The final stage – applying – is adopting the valuations to decision-making. Because natural capital assessments are based on financial metrics, they can help companies prioritize the impacts and dependencies that are most important. For example, an audit on a particular product reveals that of two different sources of the same raw material, one releases fewer greenhouse gas emissions, while the other uses less water. Putting these impacts in financial terms makes it easier for busy executives and decision-makers to choose a course of action. These economic assessments can also quantitatively evaluate “what if” scenarios, which can reveal previously unknown insights. What would happen if a company replaced oil and gas as key raw materials with renewables? By running these scenarios, decision-makers gain critical insights into how different actions will impact the financial performance of their company.

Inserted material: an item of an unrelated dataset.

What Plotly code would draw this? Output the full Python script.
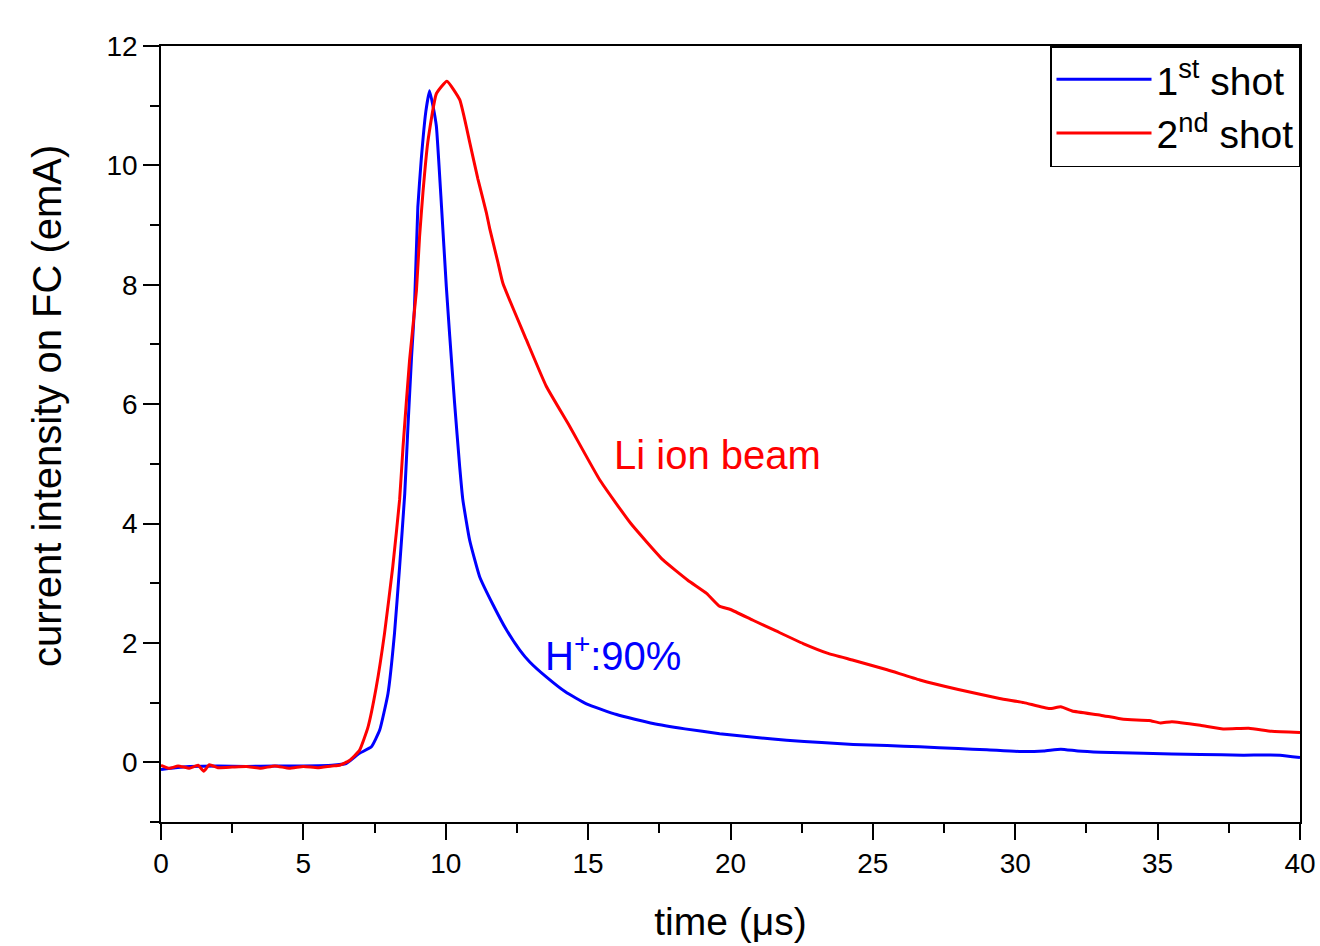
import plotly.graph_objects as go

# 1st shot (blue) - time in us, current in emA
t_shot1 = [0, 0.5, 1, 2, 3, 4, 5, 6, 6.5, 6.97, 7.39, 7.68, 7.97, 8.2, 8.38,
           8.56, 8.67, 8.8, 8.9, 9.02, 9.14, 9.3, 9.43, 9.55, 9.67, 9.85,
           10.02, 10.14, 10.31, 10.49, 10.6, 10.84, 11.19, 11.66, 12.13, 12.6,
           12.95, 13.53, 14.2, 14.94, 16.0, 17.28, 18.4, 19.62, 21.0, 21.97,
           23.2, 24.31, 25.5, 26.65, 28, 29, 30.2, 31.0, 31.6, 32.2, 33, 34.5,
           36.5, 38, 39.3, 40]
i_shot1 = [-0.12, -0.09, -0.07, -0.06, -0.07, -0.06, -0.06, -0.05, -0.02, 0.15,
           0.26, 0.54, 1.15, 2.16, 3.28, 4.5, 5.6, 6.8, 7.6, 9.3, 10.1, 10.9,
           11.25, 11.0, 10.66, 9.32, 7.97, 7.14, 6.02, 4.95, 4.4, 3.72, 3.11,
           2.64, 2.22, 1.88, 1.68, 1.43, 1.18, 0.98, 0.8, 0.65, 0.56, 0.48,
           0.41, 0.37, 0.33, 0.30, 0.28, 0.26, 0.23, 0.21, 0.18, 0.19, 0.22,
           0.19, 0.17, 0.15, 0.13, 0.12, 0.12, 0.08]

# 2nd shot (red)
t_shot2 = [0, 0.3, 0.6, 1.0, 1.3, 1.5, 1.7, 2.0, 2.5, 3, 3.5, 4, 4.5, 5, 5.5,
           6, 6.27, 6.62, 6.97, 7.27, 7.56, 7.85, 8.14, 8.38, 8.5, 8.73, 8.97,
           9.08, 9.2, 9.37, 9.67, 10.04, 10.49, 10.84, 11.13, 11.43, 11.54,
           11.83, 12.01, 12.83, 13.53, 14.35, 15.41, 16.5, 17.63, 18.5, 19.16,
           19.6, 20.0, 20.79, 21.6, 22.55, 23.4, 24.31, 25.5, 26.65, 28.0,
           29.45, 30.3, 31.2, 31.6, 32.0, 33, 33.8, 34.7, 35.1, 35.5, 36.5,
           37.3, 38.2, 39.0, 40]
i_shot2 = [-0.05, -0.1, -0.06, -0.1, -0.05, -0.15, -0.04, -0.09, -0.08, -0.07,
           -0.1, -0.06, -0.1, -0.07, -0.09, -0.06, -0.05, 0.03, 0.2, 0.59,
           1.26, 2.16, 3.28, 4.4, 5.29, 6.74, 7.9, 8.8, 9.55, 10.39, 11.2,
           11.41, 11.1, 10.39, 9.77, 9.2, 8.95, 8.38, 8.02, 7.08, 6.3, 5.63,
           4.73, 4.0, 3.39, 3.05, 2.83, 2.62, 2.56, 2.38, 2.2, 1.99, 1.83, 1.71,
           1.55, 1.38, 1.22, 1.07, 1.0, 0.9, 0.93, 0.86, 0.79, 0.72, 0.7, 0.66,
           0.68, 0.62, 0.56, 0.57, 0.52, 0.5]

font_family = "Arial, Liberation Sans, sans-serif"

fig = go.Figure()
fig.add_trace(go.Scatter(x=t_shot1, y=i_shot1, mode="lines",
                         line=dict(color="#0000ff", width=3,
                                   shape="spline", smoothing=0.4),
                         name="1<sup>st</sup> shot"))
fig.add_trace(go.Scatter(x=t_shot2, y=i_shot2, mode="lines",
                         line=dict(color="#ff0000", width=3,
                                   shape="spline", smoothing=0.4),
                         name="2<sup>nd</sup> shot"))

fig.add_annotation(x=15.83, y=5.15, xanchor="left", yanchor="middle",
                   text="Li ion beam", showarrow=False,
                   font=dict(size=40, color="#ff0000", family=font_family))
fig.add_annotation(x=13.4, y=1.83, xanchor="left", yanchor="middle",
                   text="H<sup>+</sup>:90%", showarrow=False,
                   font=dict(size=40, color="#0000ff", family=font_family))

# y title placed by hand, it sits a bit above the plot centre in the original
fig.add_annotation(xref="paper", yref="paper", x=-0.1001, y=0.536,
                   xanchor="center", yanchor="middle", textangle=-90,
                   text="current intensity on FC (emA)", showarrow=False,
                   font=dict(size=40, color="black", family=font_family))

axis_common = dict(showgrid=False, zeroline=False, showline=True,
                   linecolor="black", linewidth=1.5, mirror=True,
                   ticks="outside", ticklen=16, tickwidth=1.5,
                   tickcolor="black", automargin=False,
                   tickfont=dict(size=28, color="black", family=font_family))

fig.update_xaxes(range=[0, 40], dtick=5, tick0=0,
                 minor=dict(dtick=2.5, ticks="outside", ticklen=9,
                            tickwidth=1.5, tickcolor="black"),
                 title=dict(text="time (μs)", standoff=29,
                            font=dict(size=39, color="black", family=font_family)),
                 **axis_common)
fig.update_yaxes(range=[-1, 12], dtick=2, tick0=0,
                 minor=dict(dtick=1, ticks="outside", ticklen=9,
                            tickwidth=1.5, tickcolor="black"),
                 **axis_common)

fig.update_layout(
    width=1320, height=946,
    margin=dict(l=161, r=20, t=46, b=124),
    plot_bgcolor="white", paper_bgcolor="white",
    font=dict(family=font_family, color="black"),
    legend=dict(x=1.0, y=1.0, xanchor="right", yanchor="top",
                bordercolor="black", borderwidth=1.5, bgcolor="white",
                itemwidth=95, tracegroupgap=0,
                font=dict(size=39, color="black", family=font_family)),
)

# drop the default body margin so the figure fills the window exactly
fig.write_html("out.html",
               config={"displayModeBar": False},
               post_script="document.body.style.margin='0';"
                           "document.body.style.overflow='hidden';")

Though the concept of putting a dollar value on nature may be controversial, the valuation of natural capital brings clarity to the very essence of business survival. Without assessing natural capital impacts and taking specific actions today to mitigate them, there is the real possibility that Montana businesses – and businesses around the world – will not survive a future where climate change and biodiversity loss are worse than they are today.
As one expert notes, “[Businesses] can’t continue as we do today, because if we keep our consumption patterns and business models running in the same way, it’s just a matter of time until we have destroyed the planet, and that means until we have destroyed society, and that means until we have destroyed business.”